• DIRECTIONS FOR THIS TASK: Pictures stay out. Extract the lines below from the first one through the line with "import plotly.graph_objects as go", both included.

* Begin INFORMATION SUPPLIED *

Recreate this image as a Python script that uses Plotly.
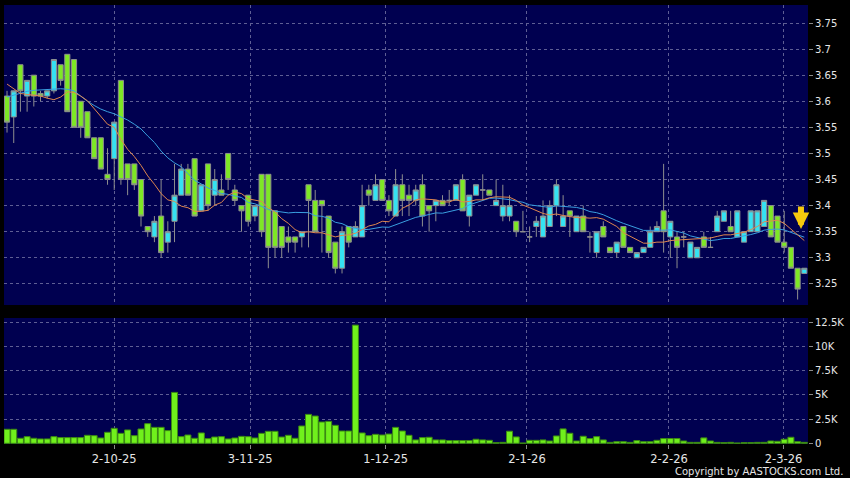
import pandas as pd
import plotly.graph_objects as go

# ---- data ----
OPEN = [3.61,3.57,3.67,3.61,3.65,3.615,3.61,3.62,3.67,3.69,
        3.68,3.60,3.58,3.53,3.53,3.46,3.49,3.64,3.48,3.48,
        3.45,3.36,3.34,3.38,3.33,3.37,3.42,3.47,3.49,3.39,
        3.48,3.42,3.43,3.50,3.43,3.40,3.42,3.38,3.46,3.46,
        3.39,3.36,3.34,3.34,3.34,3.44,3.41,3.41,3.38,3.33,
        3.28,3.36,3.34,3.34,3.43,3.41,3.45,3.41,3.38,3.44,
        3.42,3.41,3.44,3.40,3.40,3.41,3.41,3.41,3.45,3.38,
        3.42,3.43,3.43,3.40,3.38,3.38,3.37,3.35,3.34,3.36,
        3.34,3.36,3.40,3.36,3.39,3.35,3.38,3.34,3.31,3.36,
        3.32,3.31,3.36,3.32,3.30,3.31,3.32,3.35,3.39,3.34,
        3.34,3.34,3.30,3.30,3.34,3.32,3.35,3.37,3.36,3.34,
        3.33,3.35,3.35,3.36,3.40,3.38,3.33,3.32,3.28,3.27]
HIGH = [3.62,3.62,3.67,3.64,3.65,3.62,3.62,3.68,3.67,3.69,
        3.68,3.60,3.58,3.53,3.53,3.51,3.56,3.64,3.48,3.48,
        3.45,3.36,3.38,3.45,3.37,3.48,3.48,3.48,3.49,3.44,
        3.48,3.47,3.46,3.50,3.44,3.40,3.42,3.40,3.46,3.46,
        3.39,3.36,3.36,3.34,3.35,3.44,3.43,3.41,3.38,3.33,
        3.36,3.36,3.37,3.44,3.44,3.46,3.45,3.42,3.47,3.46,
        3.44,3.44,3.46,3.40,3.41,3.42,3.43,3.44,3.46,3.42,
        3.44,3.46,3.43,3.45,3.44,3.42,3.37,3.39,3.36,3.38,
        3.41,3.41,3.45,3.42,3.39,3.38,3.40,3.35,3.35,3.37,
        3.32,3.33,3.36,3.32,3.31,3.32,3.36,3.37,3.48,3.37,
        3.35,3.35,3.33,3.32,3.35,3.34,3.39,3.39,3.39,3.39,
        3.35,3.39,3.39,3.41,3.40,3.38,3.39,3.32,3.28,3.28]
LOW = [3.54,3.52,3.58,3.58,3.59,3.60,3.605,3.615,3.63,3.58,
       3.55,3.53,3.53,3.49,3.47,3.44,3.43,3.44,3.42,3.43,
       3.36,3.34,3.33,3.30,3.31,3.33,3.42,3.42,3.38,3.39,
       3.39,3.40,3.42,3.43,3.40,3.35,3.36,3.37,3.34,3.28,
       3.30,3.30,3.31,3.31,3.32,3.32,3.35,3.31,3.30,3.27,
       3.27,3.32,3.34,3.34,3.40,3.41,3.41,3.38,3.38,3.38,
       3.38,3.40,3.36,3.35,3.37,3.40,3.40,3.41,3.39,3.36,
       3.42,3.41,3.42,3.40,3.37,3.37,3.34,3.35,3.33,3.34,
       3.34,3.36,3.38,3.36,3.34,3.35,3.35,3.31,3.30,3.34,
       3.31,3.30,3.32,3.31,3.30,3.31,3.32,3.35,3.31,3.30,
       3.28,3.32,3.30,3.30,3.32,3.32,3.35,3.37,3.35,3.34,
       3.33,3.35,3.35,3.36,3.34,3.33,3.31,3.28,3.22,3.27]
CLOSE = [3.56,3.62,3.62,3.64,3.61,3.61,3.62,3.68,3.64,3.58,
         3.55,3.55,3.53,3.49,3.47,3.45,3.56,3.45,3.45,3.44,
         3.38,3.35,3.37,3.31,3.35,3.42,3.47,3.42,3.38,3.44,
         3.40,3.45,3.42,3.45,3.41,3.39,3.37,3.40,3.35,3.32,
         3.32,3.32,3.33,3.33,3.35,3.41,3.35,3.40,3.31,3.28,
         3.35,3.33,3.36,3.40,3.42,3.44,3.41,3.39,3.44,3.41,
         3.41,3.43,3.38,3.39,3.41,3.40,3.41,3.44,3.39,3.42,
         3.44,3.43,3.42,3.41,3.40,3.40,3.35,3.35,3.34,3.37,
         3.38,3.40,3.44,3.38,3.38,3.38,3.35,3.34,3.35,3.34,
         3.31,3.33,3.32,3.31,3.31,3.32,3.35,3.36,3.35,3.37,
         3.32,3.34,3.33,3.32,3.32,3.32,3.38,3.39,3.35,3.39,
         3.35,3.39,3.39,3.41,3.34,3.33,3.32,3.28,3.24,3.28]
VOLUME = [1450,1450,520,690,520,450,450,690,590,590,
          590,590,830,790,550,1140,1550,1030,1380,790,
          1480,2030,1650,1650,1310,5260,690,860,520,1070,
          480,650,690,450,550,720,690,550,1030,1240,
          1240,650,830,520,1790,2990,2820,2200,2270,1860,
          1270,1270,12210,1070,790,930,860,960,1650,1270,
          830,350,590,625,350,350,280,280,280,280,
          420,350,310,70,100,1250,660,30,310,310,
          350,240,760,1490,1040,240,730,490,690,350,
          100,170,170,100,280,170,170,310,490,490,
          490,240,100,100,560,240,100,70,100,35,
          70,70,100,100,240,210,420,625,170,100]
# moving-average values visible before a full window exists
MA10_EARLY = [3.633,3.624,3.615,3.613,3.612,3.610,3.606,3.603,3.608]
MA20_EARLY = [3.608,3.612,3.616,3.619,3.621,3.622,3.623,3.624,3.624,3.623,
              3.620,3.610,3.600,3.592,3.585,3.580,3.576,3.570,3.564]
DATE_TICK_POS = [16.0, 36.3, 56.5, 77.6, 98.8, 115.9]
DATE_TICK_TEXT = ["2-10-25", "3-11-25", "1-12-25", "2-1-26", "2-2-26", "2-3-26"]
PRICE_TICKS = [3.25, 3.30, 3.35, 3.40, 3.45, 3.50, 3.55, 3.60, 3.65, 3.70, 3.75]
PRICE_TICK_TEXT = ["3.25", "3.3", "3.35", "3.4", "3.45", "3.5", "3.55", "3.6", "3.65", "3.7", "3.75"]
VOL_TICKS = [0, 2500, 5000, 7500, 10000, 12500]
VOL_TICK_TEXT = ["0", "2.5K", "5K", "7.5K", "10K", "12.5K"]

idx = list(range(len(CLOSE)))
cs = pd.Series(CLOSE)
ma10 = cs.rolling(10).mean().tolist()
ma20 = cs.rolling(20).mean().tolist()
ma10[:len(MA10_EARLY)] = MA10_EARLY
ma20[:len(MA20_EARLY)] = MA20_EARLY

NAVY = "#000050"
GRID = "#5e5e94"
GREEN = "#7ee825"
CYAN = "#35e2f2"
EDGE = "#8e8e8e"
TXT = "#e6e6e6"
FONT = "DejaVu Sans"

fig = go.Figure()
fig.add_trace(go.Bar(x=idx, y=VOLUME, width=0.9, marker=dict(color="#70f01c", line=dict(color="#3c8a12", width=1)),
                     xaxis="x", yaxis="y2", showlegend=False, hoverinfo="skip"))
fig.add_trace(go.Candlestick(x=idx, open=OPEN, high=HIGH, low=LOW, close=CLOSE,
                             increasing=dict(fillcolor=CYAN, line=dict(color=EDGE, width=1)),
                             decreasing=dict(fillcolor=GREEN, line=dict(color=EDGE, width=1)),
                             whiskerwidth=0, xaxis="x", yaxis="y", showlegend=False))
fig.add_trace(go.Scatter(x=idx, y=ma20, mode="lines", line=dict(color="#3a9fe0", width=1),
                         xaxis="x", yaxis="y", showlegend=False))
fig.add_trace(go.Scatter(x=idx, y=ma10, mode="lines", line=dict(color="#e0874e", width=1),
                         xaxis="x", yaxis="y", showlegend=False))

fig.add_annotation(x=118.5, y=3.355, xref="x", yref="y", ax=0, ay=-24, showarrow=True,
                   arrowhead=2, arrowsize=0.55, arrowwidth=6, arrowcolor="#f6c90e", text="")
fig.add_annotation(x=1.046, y=-0.062, xref="paper", yref="paper", xanchor="right", yanchor="middle",
                   text="Copyright by AASTOCKS.com Ltd.", showarrow=False,
                   font=dict(family=FONT, size=10, color=TXT))

axis_common = dict(showgrid=True, gridcolor=GRID, griddash="3px,3px", gridwidth=1,
                   zeroline=False, showline=False, ticks="outside", ticklen=4, tickcolor="#8a8a8a",
                   tickfont=dict(family=FONT, size=10, color=TXT))
x_common = {k: v for k, v in axis_common.items() if k != "tickfont"}
fig.update_layout(
    width=850, height=478,
    margin=dict(l=4, r=42, t=5, b=34),
    paper_bgcolor="black", plot_bgcolor=NAVY,
    xaxis=dict(domain=[0, 1], anchor="y2", range=[-0.45, 119.55], tickvals=DATE_TICK_POS,
               ticktext=DATE_TICK_TEXT, rangeslider=dict(visible=False), **x_common,
               tickfont=dict(family=FONT, size=11.5, color=TXT)),
    yaxis=dict(domain=[0.3166, 1], side="right", anchor="x", range=[3.2095, 3.7845],
               tickvals=PRICE_TICKS, ticktext=PRICE_TICK_TEXT, **axis_common),
    yaxis2=dict(domain=[0, 0.287], side="right", anchor="x", range=[-70, 12944],
                tickvals=VOL_TICKS, ticktext=VOL_TICK_TEXT, **axis_common),
    bargap=0.1, boxgap=0.1, boxgroupgap=0.15, hovermode=False,
)
fig.write_html("out.html", config={"displayModeBar": False},
               post_script="document.body.style.margin='0';document.body.style.background='black';")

* End INFORMATION SUPPLIED *

• RESPONSE FOR THIS EXERCISE:
Recreate this image as a Python script that uses Plotly.
import pandas as pd
import plotly.graph_objects as go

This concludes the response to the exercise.